- _Problem statement_
Gather, from the listing beneath this task, every line holding the string "chart".

┌─ Dataset content

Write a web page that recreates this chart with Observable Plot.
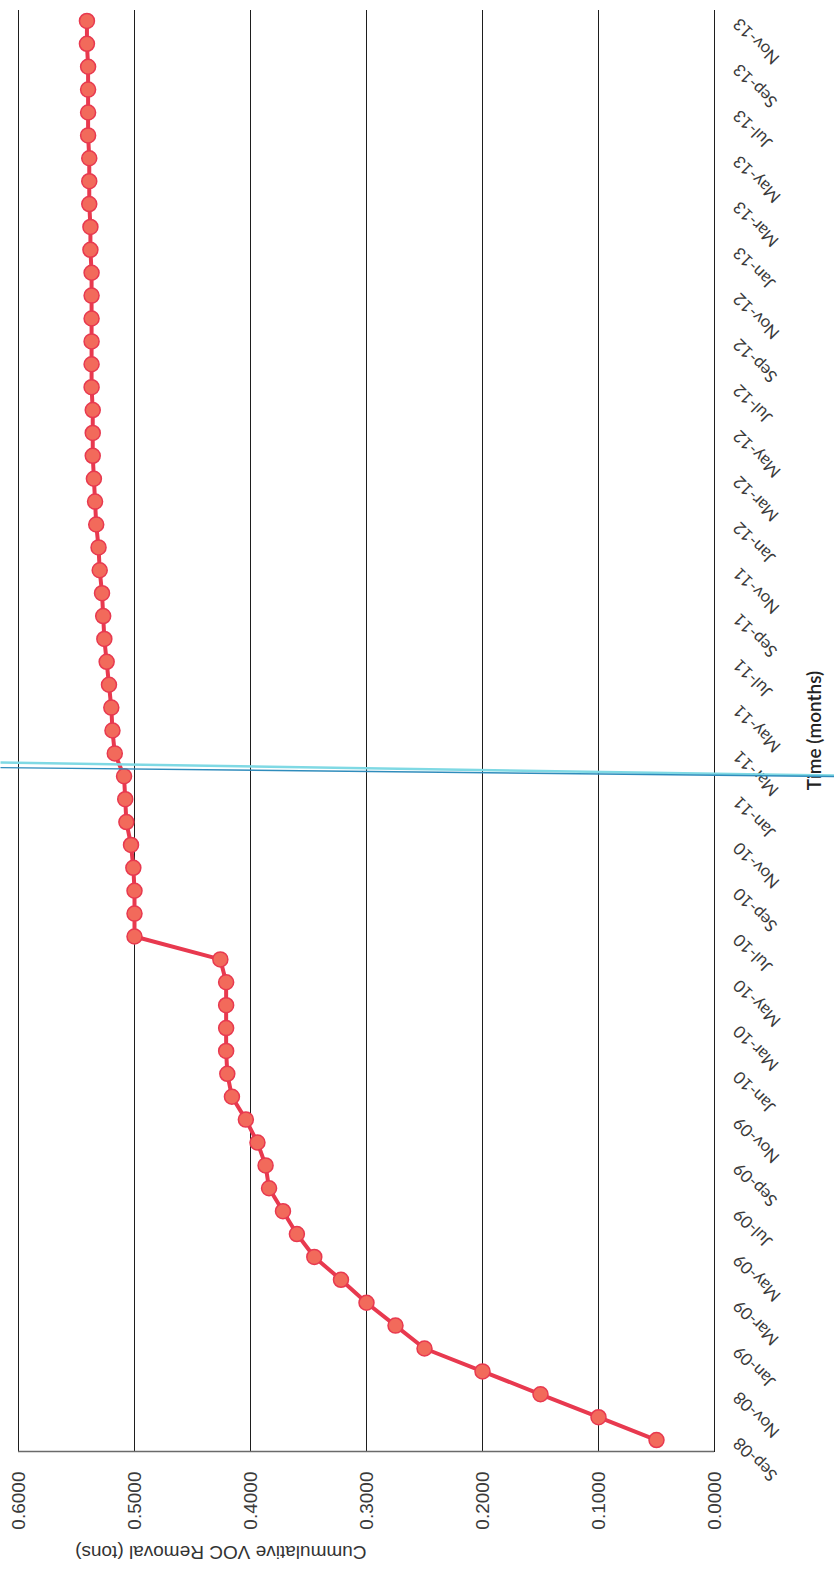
<!DOCTYPE html>
<html><head><meta charset="utf-8">
<script src="https://cdn.jsdelivr.net/npm/d3@7"></script>
<script src="https://cdn.jsdelivr.net/npm/@observablehq/plot@0.6"></script>
<style>
html,body{margin:0;padding:0;background:#fff;overflow:hidden;}
#page{position:relative;width:834px;height:1575px;overflow:hidden;background:#fff;}
#page svg{position:absolute;left:0;top:0;width:1575px !important;height:834px !important;max-width:none !important;transform-origin:0 0;transform:translate(0px,1575px) rotate(-90deg);}
</style></head><body><div id="page"></div>
<script>
// Months Sep-08 .. Nov-13 (monthly readings)
const months = d3.utcMonths(new Date(Date.UTC(2008, 8, 1)), new Date(Date.UTC(2013, 11, 1)));
const monthLabels = months.map(d3.utcFormat("%b-%y"));

// Cumulative VOC removal (tons), one per month
const removal = [
  0.050, 0.100, 0.150, 0.200, 0.250, 0.275, 0.300, 0.322, 0.345, 0.360,
  0.372, 0.384, 0.387, 0.394, 0.404, 0.416, 0.420, 0.421, 0.421, 0.421,
  0.421, 0.426, 0.500, 0.500, 0.500, 0.501, 0.503, 0.507, 0.508, 0.509,
  0.517, 0.519, 0.520, 0.522, 0.524, 0.526, 0.527, 0.528, 0.530, 0.531,
  0.533, 0.534, 0.535, 0.536, 0.536, 0.536, 0.537, 0.537, 0.537, 0.537,
  0.537, 0.537, 0.538, 0.538, 0.539, 0.539, 0.539, 0.540, 0.540, 0.540,
  0.540, 0.541, 0.541
];

const valueTicks = [0, 0.1, 0.2, 0.3, 0.4, 0.5, 0.6];
const timeTickIdx = d3.range(0, monthLabels.length, 2);

// cyan scanner/highlighter lines crossing the page near Feb/Mar-11
const scanLines = [
  {x1: 29.60, y1: 0.6155, x2: 29.03, y2: -0.1034, color: "#7fd9e4", w: 2.5},
  {x1: 29.38, y1: 0.6155, x2: 28.99, y2: -0.1034, color: "#2f8cbc", w: 1.4}
];

const data = removal.map((v, i) => ({i, label: monthLabels[i], v}));

const chart = Plot.plot({
  width: 1575, height: 834,
  marginLeft: 123, marginRight: 10, marginTop: 18, marginBottom: 120,
  x: {domain: [-0.5, monthLabels.length - 0.5]},
  y: {domain: [0, 0.6]},
  style: {background: "white", fontFamily: "'Liberation Sans', Arial, sans-serif"},
  marks: [
    Plot.gridY(valueTicks, {stroke: "#1e1e1e", strokeOpacity: 1, strokeWidth: 1}),
    Plot.ruleX([-0.5], {stroke: "#6a6a6a", strokeWidth: 1.5}),
    Plot.axisY(valueTicks, {tickSize: 0, tickPadding: 20, tickFormat: d3.format(".4f"),
      fontSize: 19, fill: "#3a3a3a", label: null}),
    Plot.axisX(timeTickIdx, {tickSize: 0, tickPadding: 22, tickRotate: -45,
      tickFormat: i => monthLabels[i], fontSize: 17, fontFamily: "Lato, 'Open Sans', sans-serif",
      fill: "#3a3a3a", label: null}),
    Plot.text(["Cummulative VOC Removal (tons)"], {text: d => d, frameAnchor: "left", rotate: -90, dx: -101,
      fontSize: 19, fill: "#333"}),
    Plot.text(["Time (months)"], {text: d => d, frameAnchor: "bottom", dy: 106,
      fontSize: 19, fontWeight: 600, fontFamily: "Lato, 'Open Sans', sans-serif", fill: "#222"}),
    Plot.line(data, {x: "i", y: "v", stroke: "#e8394f", strokeWidth: 4}),
    Plot.dot(data, {x: "i", y: "v", r: 7.5, fill: "#f26a5b", stroke: "#e8394f", strokeWidth: 1.5}),
    Plot.link(scanLines, {x1: "x1", y1: "y1", x2: "x2", y2: "y2", stroke: "color", strokeWidth: "w"})
  ]
});
document.getElementById("page").appendChild(chart);
</script>
</body></html>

└─

- _Solved exercise_
Write a web page that recreates this chart with Observable Plot.
const chart = Plot.plot({
document.getElementById("page").appendChild(chart);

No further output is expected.